| I'll take a stab, but I'm keeping it fuzzy, not because I haven't worked the attack out at a low level but because I don't want you to know that I haven't worked the attack out at a low level. Some of this will be wrong. We're in the bizarre circumstance of being able to get our target to use a partially corrupted version of their own secret RSA key to decrypt a message of our choosing (this never happens! Only with Mega!). We're looking for q, one of two factors of our private key. We set m, the plaintext message we get to choose, to the middle of the range of possible q's. Remember, q is smaller than m; we've got a 2048 bit RSA key, and so q is 1024 bits; the client is effectively going to pad it out, and then blindly extract the 2nd though 45th bytes from it. What we're going to do resembles a fault attack (we're sort of simulating one by scrambling qInv). One of two things will happen: * If m < q, the message is going to miss our faulted qInv (it won't wrap the modulus for the q part of the CRT calculation, by definition, which cancels out the qInv part of the calculation) and thus decrypts properly. After padding and extraction, the client will pull 0's out of the decrypted message --- remember, q is much smaller than the whole message space of m, and remember, the client doesn't bother to check the padding! the number of things that went wrong here is bananas! --- and post it back. * If m >= q, our qInv fucks up the decryption; we decrypt (I assume) random gibberish, all the way through the space of m. We extract 43 bytes of the random gibberish, posting back a non-zero value. It's described in detail in III.B.2 of https://mega-awry.io/pdf/mega-malleable-encryption-goes-awry... |
> We're in the bizarre circumstance of being able to get our target to use a partially corrupted version of their own secret RSA key to decrypt a message of our choosing (this never happens! Only with Mega!).
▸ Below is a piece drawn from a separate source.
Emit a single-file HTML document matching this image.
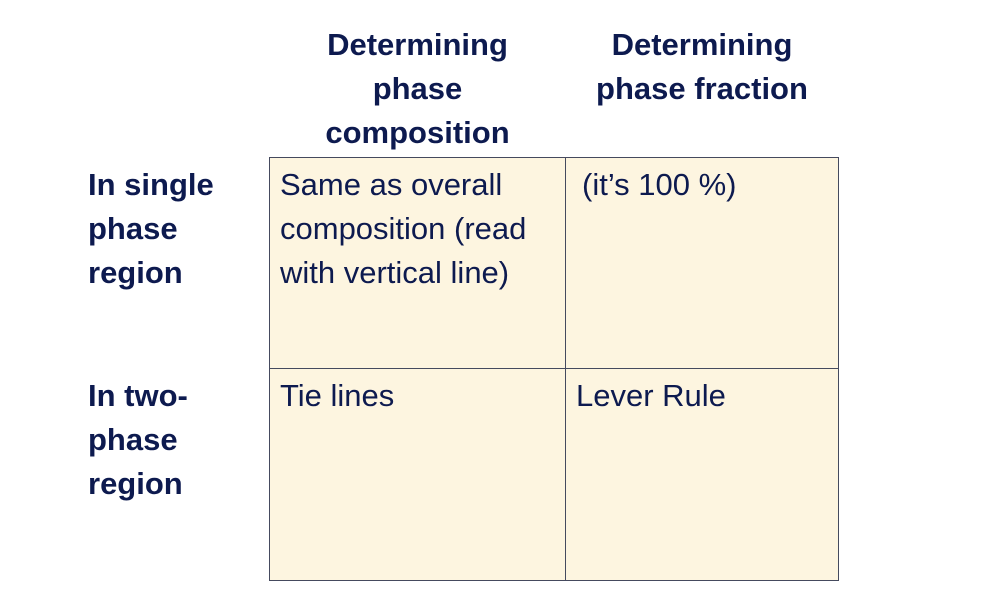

We overwrite the ciphertext of q^{-1} so that is fully corrupted (or at least, because it is ECB mode, a block of it is corrupted), right? By partially corrupted, do you mean "p and q are fine, but q^{-1} is not what it is supposed to be"? Does it matter how we corrupt q^{-1}? Is it just a bit flip in a single block? Do we have to corrupt it the same every time to make a new guess for q?
> We set m, the plaintext message we get to choose, to the middle of the range of possible q's. Remember, q is smaller than m;
I'm not quite following this part. To clarify, are you saying (roughly, I know RSA has some checks that q is not outrageously small) q lies in the interval [0, 2^1024] and we, on our first guess, set m = (2^1024 - 0)/2 = 2^1023? Then the adversary encrypts this guess m using the public key N from the client. m, when decrypted by the client at this point, could clearly be either larger or smaller than q, right? Our choice for m is literally in the middle. But the client also pads the resulting m, so it will certainly be larger than q? But to clarify, q is only (almost certainly) smaller than m because of the padding that the client adds?
> * If m < q, the message is going to miss our faulted qInv
I'm confused again, sorry. Is this m without the padding, right? Why, if m < q, does the RSA calculation not wrap around the modulus? I'm a bit confused how it pulls out only 0s, but this is probably related to my confusion at the last paragraph. Is it that it's that only 0s, but rather a small number followed by a ton of padding of 0s?
> * If m >= q, our qInv fucks up the decryption; we decrypt (I assume) random gibberish
The whole reason we fault qInv is so this case screws up while the other doesn't, right? And so it doesn't really matter how we fault qInv each time? This case faults because the calculation wraps around the modulus? It would be good to see the actual calculation and why this is which I think is my main struggle right now.